Local school officials say their problem isn't with the Y2K "bug" - they think the system is ready for the new millennium - but with the way MAISD prepared for it.
They say the computer changeover, in some cases, has resulted in records not being entered in the system correctly, or not being readily retrievable once they are entered. In at least one case, that has forced school officials to search through records one at a time - an arduous process.
"It has absolutely nothing to do with our staff," said Terry Babbitt, interim superintendent of Mona Shores Public Schools. "It's an ISD issue. They have, in a sense, bitten off more than they can chew."
Says Michael Bozym, MAISD superintendent: "We're discovering that, in adapting local applications to their software, some districts are having trouble. We're struggling as much as possible to identify those problems, working with (the districts) individually.
With the MAISD's massive record-keeping responsibilities - including monitoring records of 60,000 students and about 12,000 payroll checks - the organization has to take its time to make sure the system is accurate, officials of the organization said.
"No payroll has been missed," he said. "We have a very competent staff of programmers, the best in the business."
The MAISD serves 36 public, nonpublic and parochial schools and districts throughout Muskegon County.
Bozym says the MAISD's computers are ready for 2000. The approaching end of the year has raised concerns that some computers will not function properly on Jan. 1 because of a problem known as the "Y2K bug." Older computers may not recognize the last two digits of 2000 as the new year, but may read it instead as 1900.
Businesses, utility companies and government agencies nationwide have spent an estimated $100 billion in advance of the new year to keep computers from crashing, and most experts believe problems will be minimal.
The IBM system the MAISD used was not Y2K-compatible, Bozym said, so they replaced that system. And, in the last five years, the MAISD staff of programmers customized their own software - all 650,000 lines of data.
North Muskegon was one of the first school districts brought onto the new system this year. North Muskegon Business Manager Anne Reinecke said at first there were bookkeeping problems, where debits and credits were not entered in the system correctly. But they've received quick trouble-shooting from programmers at the MAISD, she said.
"Bugs are to be expected when working with a new system," said Judith Hayner, assistant superintendent for administration for Muskegon Public Schools. "There are goofy things out there we won't be able to predict, but we are confident in the ISD making the switch."
Mona Shores officials said they are experiencing painfully slow progress with the Y2K upgrade, particularly keeping accurate employee accounting records.
The problems are "understandable, but have slowed us down considerably," said Michael Schluentz, Mona Shores' director of finance. "It's been an arduous process amending our budget this year."
For example, each teacher is assigned an account number, but the MAISD's new computer system hasn't quite perfected how to track them.

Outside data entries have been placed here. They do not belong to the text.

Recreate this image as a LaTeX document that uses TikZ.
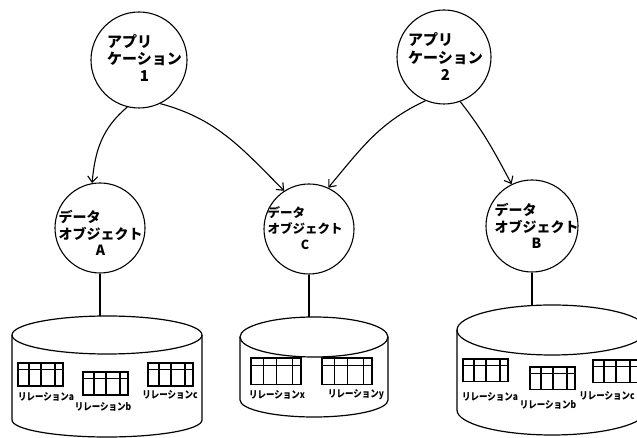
\documentclass[tikz,border=0pt]{standalone}
\usepackage{fontspec}
\newfontfamily\jp{Noto Sans CJK JP}
\newfontfamily\jpc[FakeStretch=0.85]{Noto Sans CJK JP}
\usetikzlibrary{arrows.meta}
\tikzset{
  circ/.style={circle, draw, line width=1.1pt, minimum size=#1, inner sep=0pt},
  apptext/.style={font=\jp\bfseries\fontsize{15}{17}\selectfont, inner sep=0pt},
  objtext/.style={font=\jp\bfseries\fontsize{14}{15.5}\selectfont, inner sep=0pt},
  objtextc/.style={font=\jp\bfseries\fontsize{12.5}{16}\selectfont, inner sep=0pt},
  rellabel/.style={font=\jpc\bfseries\fontsize{10}{11}\selectfont, inner sep=0pt},
  conn/.style={line width=1.1pt, -{Straight Barb[length=6pt,width=10pt]}},
  link/.style={line width=1.1pt},
  db/.style={line width=1.2pt},
  tline/.style={line width=1.1pt},
  tbl/.pic={
    \draw[tline] (0,0) rectangle (45,-23);
    \draw[tline] (0,-6.5) -- (45,-6.5);
    \draw[tline] (11,0) -- (11,-23) (23,0) -- (23,-23) (37,0) -- (37,-23);
  }
}
\begin{document}
\begin{tikzpicture}[x=1pt,y=1pt]
\useasboundingbox (0,0) rectangle (637,438);
\clip (0,0) rectangle (637,438);

% application circles
\node[circ=96] (app1) at (139,378) {};
\node[apptext] (app1t) at (144.5,377.5) {\begin{tabular}{@{}l@{}}アプリ\\ケーション\\\multicolumn{1}{@{}c@{}}{1}\end{tabular}};
\node[circ=94] (app2) at (444,381) {};
\node[apptext] (app2t) at (445.5,379) {\begin{tabular}{@{}l@{}}アプリ\\ケーション\\\multicolumn{1}{@{}c@{}}{2}\end{tabular}};

% data object circles
\node[circ=90] (objA) at (100,210) {};
\node[objtext] (objAt) at (100.5,203) {\begin{tabular}{@{}l@{}}データ\\オブジェクト\\\multicolumn{1}{@{}c@{}}{A}\end{tabular}};
\node[circ=90] (objC) at (309,209) {};
\node[objtextc] (objCt) at (305,208) {\begin{tabular}{@{}l@{}}データ\\オブジェクト\\\multicolumn{1}{@{}c@{}}{C}\end{tabular}};
\node[circ=92] (objB) at (532,212) {};
\node[objtext] (objBt) at (536.5,210) {\begin{tabular}{@{}l@{}}データ\\オブジェクト\\\multicolumn{1}{@{}c@{}}{B}\end{tabular}};

% arrows
\draw[conn] (app1.256) to[out=220,in=85] (objA.100);
\draw[conn] (app1.296) to[out=-15,in=135] (objC.123);
\draw[conn] (app2.247) to[out=205,in=50] (objC.65);
\draw[conn] (app2.290) to[out=-52,in=118] (objB.116);

% cylinders
\coordinate (topA) at (107,122);
\coordinate (topC) at (314,121);
\coordinate (topB) at (552,133);
\draw[db] (12,103) -- (12,18) arc[start angle=180,end angle=360,x radius=95,y radius=17] -- (202,103);
\draw[db] (107,103) ellipse[x radius=95,y radius=19];
\draw[db] (240,101) -- (240,38) arc[start angle=180,end angle=360,x radius=74,y radius=17] -- (388,101);
\draw[db] (314,101) ellipse[x radius=74,y radius=20];
\draw[db] (457,108) -- (457,28) arc[start angle=180,end angle=360,x radius=95,y radius=25] -- (647,108);
\draw[db] (552,108) ellipse[x radius=95,y radius=25];

% links
\draw[link] (objA.south) -- (objA.south |- topA);
\draw[link] (objC.south) -- (objC.south |- topC);
\draw[link] (objB.south) -- (objB.south |- topB);

% tables
\pic at (18,75) {tbl};
\pic at (83,66) {tbl};
\pic at (148,75) {tbl};
\pic[xscale=1.11,yscale=1.17] at (251,80) {tbl};
\pic[xscale=1.11,yscale=1.17] at (322,80) {tbl};
\pic[yscale=0.96] at (463,79) {tbl};
\pic[yscale=0.96] at (530,71) {tbl};
\pic[yscale=0.96] at (593,78) {tbl};

% labels
\node[rellabel] (rAa) at (46,41) {リレーションa};
\node[rellabel] (rAb) at (103,31) {リレーションb};
\node[rellabel] (rAc) at (170,43) {リレーションc};
\node[rellabel] (rCx) at (277,43) {リレーションx};
\node[rellabel] (rCy) at (356,43) {リレーションy};
\node[rellabel] (rBa) at (490,41) {リレーションa};
\node[rellabel] (rBb) at (548,33) {リレーションb};
\node[rellabel] (rBc) at (607,42) {リレーションc};
\end{tikzpicture}
\end{document}
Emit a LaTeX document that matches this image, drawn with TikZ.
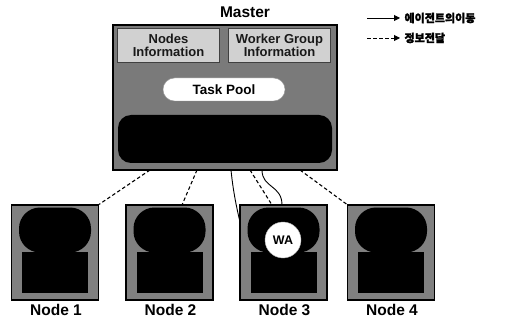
\documentclass[tikz,border=0pt]{standalone}
\usepackage{fontspec}
\setmainfont{Liberation Sans}
\newfontfamily\kofont[FakeBold=2]{Noto Sans CJK KR}
\usetikzlibrary{shapes.misc,calc,arrows.meta}
\begin{document}
\begin{tikzpicture}[x=1pt,y=-1pt,
  masterbox/.style={draw=black,line width=1.4pt,fill=black!52,minimum width=224pt,minimum height=145pt,inner sep=0pt},
  infobox/.style={draw=black!75,line width=0.6pt,fill=black!18,minimum width=102pt,minimum height=34pt,inner sep=0pt,align=center,font=\bfseries\fontsize{13}{13.5}\selectfont,text=black!90},
  pill/.style={rounded rectangle,fill=white,draw=black!40,minimum width=122pt,minimum height=23pt,inner sep=0pt,font=\bfseries\fontsize{13.5}{14}\selectfont},
  panel/.style={fill=black,rounded corners=13pt,minimum width=214pt,minimum height=48pt,inner sep=0pt},
  nodebox/.style={draw=black,line width=1.3pt,fill=black!50,minimum width=87pt,minimum height=95pt,inner sep=0pt},
  upperpart/.style={fill=black,rounded corners=21pt,minimum width=72pt,minimum height=45pt,inner sep=0pt},
  lowerpart/.style={fill=black,minimum width=66pt,minimum height=41pt,inner sep=0pt},
  caption/.style={font=\bfseries\fontsize{15.5}{16}\selectfont},
  agent/.style={circle,fill=white,draw=black!30,minimum size=36pt,inner sep=0pt,font=\bfseries\fontsize{12.5}{13}\selectfont},
  dataline/.style={dashed,dash pattern=on 3.5pt off 2.5pt,line width=1.1pt},
  moveline/.style={line width=0.9pt},
  legendtext/.style={font=\kofont\bfseries\fontsize{11}{12}\selectfont,anchor=west}
]
\useasboundingbox (0,0) rectangle (521,320);

% master with its contents
\node[masterbox] (m) at (225,97.5) {};
\node[caption] (mtitle) at (245,12) {Master};
\node[infobox] (ninfo) at (168.5,45.5) {Nodes\\Information};
\node[infobox] (winfo) at (279.5,45.5) {Worker Group\\Information};
\node[pill] (pool) at (224,89.5) {Task Pool};
\node[panel] (mpanel) at (225,139) {};

% worker nodes
\foreach \i/\cx in {1/55,2/169.5,3/283.5,4/391}{
  \node[nodebox] (n\i) at (\cx,252.5) {};
  \node[upperpart] (u\i) at (\cx,230) {};
  \node[lowerpart] (l\i) at (\cx,272.5) {};
  \node[caption] (c\i) at (\cx+1,310) {Node \i};
}
\node[agent] (wa) at (283,240) {WA};

% information exchange
\coordinate (m1) at (150,170);
\coordinate (m2) at (197,170);
\coordinate (m3) at (250,170);
\coordinate (m4) at (300,170);
\coordinate (m5) at (231,170);
\coordinate (m6) at (262,170);
\coordinate (t2) at (182,205);
\coordinate (t3) at (272,205);
\coordinate (t5) at (240,222);
\coordinate (t6) at (282,205);
\draw[dataline] (m1) -- (n1.north east);
\draw[dataline] (m2) -- (t2);
\draw[dataline] (m3) -- (t3);
\draw[dataline] (m4) -- (n4.north west);

% agent migration
\draw[moveline] (m5) .. controls (233,190) and (236,205) .. (t5);
\draw[moveline] (m6) .. controls (262,188) and (282,185) .. (t6);

% legend
\coordinate (la) at (367,18);
\coordinate (lb) at (400,18);
\coordinate (lc) at (367,38);
\coordinate (ld) at (400,38);
\draw[moveline,-{Triangle[length=6pt,width=6pt]}] (la) -- (lb);
\draw[dataline,line width=0.9pt,-{Triangle[length=6pt,width=6pt]}] (lc) -- (ld);
\node[legendtext] (lt1) at (401,18) {에이전트의이동};
\node[legendtext] (lt2) at (401,38) {정보전달};
\end{tikzpicture}
\end{document}
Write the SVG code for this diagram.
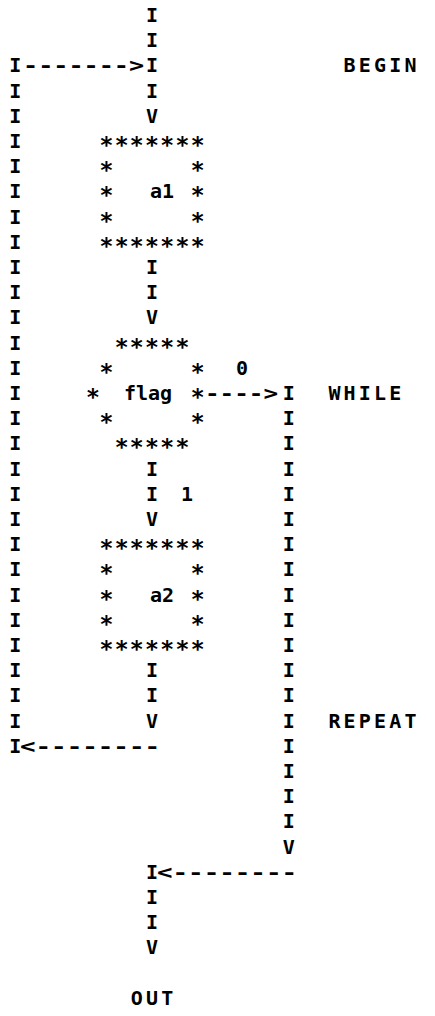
<svg xmlns="http://www.w3.org/2000/svg" width="435" height="1016" viewBox="0 0 435 1016">
<style>
text{font-family:"DejaVu Sans Mono","Liberation Mono",monospace;font-weight:bold;font-size:20px;fill:#000;text-anchor:middle}
.st{font-size:23px}
.d{text-anchor:start}
</style>
<rect width="435" height="1016" fill="#fff"/>
<g id="connectors">
<text x="15.2 15.2 15.2 15.2 15.2 15.2 15.2 15.2 15.2 15.2 15.2 15.2 15.2 15.2 15.2 15.2 15.2 15.2 15.2 15.2 15.2 15.2 15.2 15.2 15.2 15.2 15.2 15.2" y="72.4 97.6 122.8 148 173.2 198.4 223.6 248.8 274 299.2 324.4 349.6 374.8 400 425.2 450.4 475.6 500.8 526 551.2 576.4 601.6 626.8 652 677.2 702.4 727.6 752.8">IIIIIIIIIIIIIIIIIIIIIIIIIIII</text>
<text class="d" x="23" y="72.4" textLength="121" lengthAdjust="spacingAndGlyphs">-------&gt;</text>
<text x="152 152 152 152 152" y="22 47.2 72.4 97.6 122.8">IIIIV</text>
<text x="152 152 152" y="274 299.2 324.4">IIV</text>
<text class="d" x="205" y="400" textLength="73" lengthAdjust="spacingAndGlyphs">----&gt;</text>
<text x="288.8 288.8 288.8 288.8 288.8 288.8 288.8 288.8 288.8 288.8 288.8 288.8 288.8 288.8 288.8 288.8 288.8 288.8 288.8" y="400 425.2 450.4 475.6 500.8 526 551.2 576.4 601.6 626.8 652 677.2 702.4 727.6 752.8 778 803.2 828.4 853.6">IIIIIIIIIIIIIIIIIIV</text>
<text x="242" y="374.8">0</text>
<text x="152 152 152" y="475.6 500.8 526">IIV</text>
<text x="187" y="500.8">1</text>
<text x="152 152 152" y="677.2 702.4 727.6">IIV</text>
<text class="d" x="20" y="752.8" textLength="140" lengthAdjust="spacingAndGlyphs">&lt;--------</text>
<text x="152 152 152 152" y="878.8 904 929.2 954.4">IIIV</text>
<text class="d" x="157" y="878.8" textLength="140" lengthAdjust="spacingAndGlyphs">&lt;--------</text>
</g>
<g id="node-a1">
<g transform="translate(0,5)">
<text class="st" x="106.4 121.6 136.8 152 167.2 182.4 197.6" y="148">*******</text>
<text class="st" x="106.4" y="173.2">*</text><text class="st" x="197.6" y="173.2">*</text>
<text class="st" x="106.4" y="198.4">*</text><text class="st" x="197.6" y="198.4">*</text>
<text class="st" x="106.4" y="223.6">*</text><text class="st" x="197.6" y="223.6">*</text>
<text class="st" x="106.4 121.6 136.8 152 167.2 182.4 197.6" y="248.8">*******</text>
</g>
<text x="162" y="198.4">a1</text>
</g>
<g id="node-flag">
<g transform="translate(0,5)">
<text class="st" x="121.6 136.8 152 167.2 182.4" y="349.6">*****</text>
<text class="st" x="106.4" y="374.8">*</text><text class="st" x="197.6" y="374.8">*</text>
<text class="st" x="93" y="400">*</text><text class="st" x="197.6" y="400">*</text>
<text class="st" x="106.4" y="425.2">*</text><text class="st" x="197.6" y="425.2">*</text>
<text class="st" x="121.6 136.8 152 167.2 182.4" y="450.4">*****</text>
</g>
<text x="148" y="400">flag</text>
</g>
<g id="node-a2">
<g transform="translate(0,5)">
<text class="st" x="106.4 121.6 136.8 152 167.2 182.4 197.6" y="551.2">*******</text>
<text class="st" x="106.4" y="576.4">*</text><text class="st" x="197.6" y="576.4">*</text>
<text class="st" x="106.4" y="601.6">*</text><text class="st" x="197.6" y="601.6">*</text>
<text class="st" x="106.4" y="626.8">*</text><text class="st" x="197.6" y="626.8">*</text>
<text class="st" x="106.4 121.6 136.8 152 167.2 182.4 197.6" y="652">*******</text>
</g>
<text x="162" y="601.6">a2</text>
</g>
<g id="label-begin"><text x="349.6 364.8 380 395.2 410.4" y="72.4">BEGIN</text></g>
<g id="label-while"><text x="334.4 349.6 364.8 380 395.2" y="400">WHILE</text></g>
<g id="label-repeat"><text x="334.4 349.6 364.8 380 395.2 410.4" y="727.6">REPEAT</text></g>
<g id="label-out"><text x="136.8 152 167.2" y="1004.8">OUT</text></g>
</svg>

"We've had to manually go through hiring and retirement records one account at a time - who retired, who was hired, who left what building and when," said Schluentz.
There must be an immense amount of pressure managing so many schools' records, let alone under the additional burden of Y2K, said Dean Van Zegeren, assistant superintendent of finance and operations for Reeths-Puffer Public Schools.
"The MAISD has obviously been very challenged, but they've been trouble-shooting the system as quickly as possible," said Van Zegeren. "They've had plenty of challenges and frustrations, but I think they've done their very best."